Penggalan syair lagu itu, "Waktu abang pergi ke Siborongborong.. datang namboru Panjaitan.. Makan daging anjing dengan sayur kol.." Bikin ramai jagad sosmed sekaligus menyesatkan.

Aslinya, itu adalah lagu Batak yang dipopulerkan grup penyanyi legendaris "Trio Golden Heart" tahun 1970-an. Judulnya "Jagal Hoda dohot Kol". Saya termasuk generasi yang suka menembangkan lagu kocak itu tahun 1970-an.

Penggalan syair di atas, menurut versi aslinya jika diterjemahkan adalah: "Ketika aku pulang ke Siborongborong... berjumpa Boru Hombing... Lauk-pauknya daging kuda dan sayur kol".

Dimana letak sesatnya, nanti bakal terjelaskan sendiri. Intensi saya di sini memperkenalkan Siborongborong.

Kota Terdingin 

Siborongborong berada di jalur Trans-Sumatera, antara Balige di utara dan Tarutung di selatan. Jaraknya sekitar 250 km dar Medan, atau sekitar 6 jam perjalanan naik bus. 

Tapi sekarang kota kecil ini punya Bandara Internasional Silangit. Sehingga waktu tempuh Medan-Siborongborong lewat udara bisa dipangkas menjadi 1 jam saja. Cukup sediakan uang tiket pesawat Rp 500,000.

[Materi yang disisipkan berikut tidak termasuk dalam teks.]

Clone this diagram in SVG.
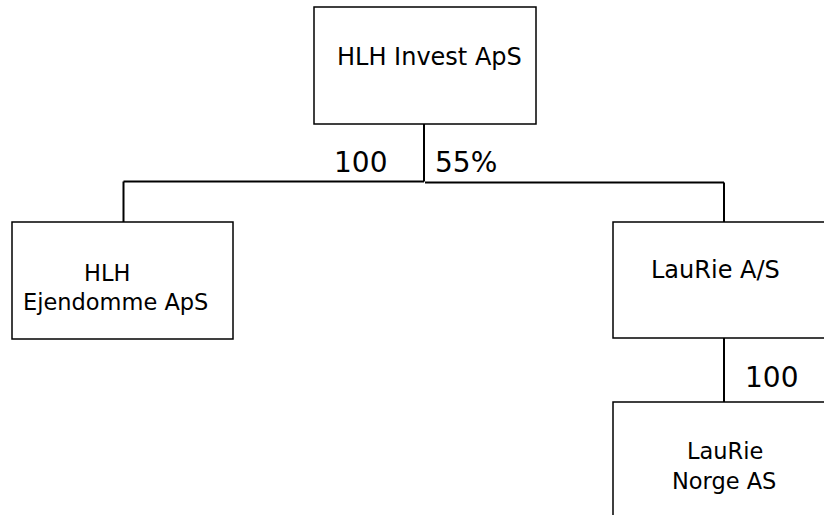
<svg xmlns="http://www.w3.org/2000/svg" width="824" height="515" viewBox="0 0 824 515">
<style>
.box{fill:#fff;stroke:#000;stroke-width:1.5}
.con{fill:none;stroke:#000;stroke-width:2}
.t{font-family:"DejaVu Sans",Verdana,sans-serif;fill:#000}
.n{font-size:24px}
.m{font-size:22.5px}
.num{font-size:28px}
</style>
<rect width="824" height="515" fill="#fff"/>
<g id="connectors">
<path class="con" d="M424 124 V181.5 M123.5 181.5 H424 M425 182.5 H724 M123.5 181.5 V222 M724 182.5 V222 M724 338 V403"/>
</g>
<g id="labels">
<text class="t num" x="334" y="172">100</text>
<text class="t num" x="435" y="172">55%</text>
<text class="t num" x="745" y="387">100</text>
</g>
<g id="node-hlh-invest">
<rect class="box" x="314" y="7" width="222" height="117"/>
<text class="t n" x="337" y="65">HLH Invest ApS</text>
</g>
<g id="node-hlh-ejendomme">
<rect class="box" x="12" y="222" width="221" height="117"/>
<text class="t m" x="84" y="281">HLH</text>
<text class="t m" x="23" y="310">Ejendomme ApS</text>
</g>
<g id="node-laurie-as">
<rect class="box" x="613" y="222" width="220" height="116"/>
<text class="t n" x="651" y="278">LauRie A/S</text>
</g>
<g id="node-laurie-norge">
<rect class="box" x="613" y="402" width="220" height="130"/>
<text class="t m" x="687" y="459">LauRie</text>
<text class="t m" x="672" y="489">Norge AS</text>
</g>
</svg>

Terletak di wilayah Kabupaten Tapanuli Utara (Taput), kota ini berada di Dataran Tinggi Toba, zaman Belanda disebut "Hoogvlakte van Toba". Dengan ketinggian 1,365 mdpl, kota ini tergolong terdingin di Tanah Batak. Suhu malam rata-rata 16 derajat C, siang rata-rata 21 derajat. Jualan AC tidak laku di sana.

Kota Tua

Siborongborong tergolong kota tua di Tanah Batak. Kota ini sudah ada pada awal 1800-an.

Pernah menjadi Ibukota Tanah Batak bagian timur sampai selatan di bawah rejim pemerintahan Fakih Amirudin, Gelar Tuanku Rao, bere atau keponakan Sisingamangaraja X.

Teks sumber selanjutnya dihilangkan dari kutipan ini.